HENDERSON — For a group of dogs in western Kentucky, having bad manners landed them in jail.
Inmates at the Henderson County Detention Center are working with six dogs as part of a new training program to teach the dogs manners such as sitting and staying when told to, not growling and baring their teeth, being friendly to strangers and trusting humans.
The dogs were selected for the program by New Hope Animal Rescue Center, whose president Paula Hawkins told The Gleaner each dog sent to the jail was selected because they were "pretty tough" cases.
Six inmates at the local jail have been working with the dogs for about two months.
The jail "graduates" will go up for adoption on Dec. 1.
Capt. Joe Duncan, who directs the program, said the dogs are being put through simple obedience training to get them ready to return to a house shared with humans.
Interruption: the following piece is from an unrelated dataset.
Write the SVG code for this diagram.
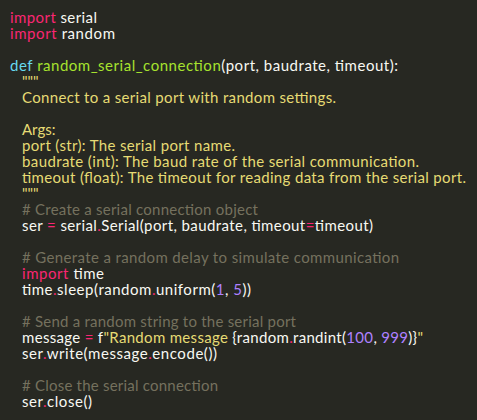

To prepare for the program, the captain first enrolled in some instructional classes himself, training through a PetSmart program. Then Duncan interviewed inmates for the six training slots. Only certain inmates are eligible.
"A couple of these dogs were highly abused (in the past) and were timid," Duncan said. "Now they don't know a stranger and they love everybody who comes around here."
Since late September, the six dogs have been spending the whole day with the inmates as the men go about their usual work routine of tending the jail garden and repairing mowing equipment and jail vehicles.
The dogs are taught the proper way to walk on a leash. They also learn to play fetch with tennis balls and Frisbees, making sure they understand to retrieve the object, bring it back and drop it on command.
"They're teaching them how to play and to get along with others," Duncan said. "We're trying to get these dogs to realize somebody cares about them."
Duncan said the program has proved beneficial to both the dogs and the inmates, many of whom aren't used to having responsibilities.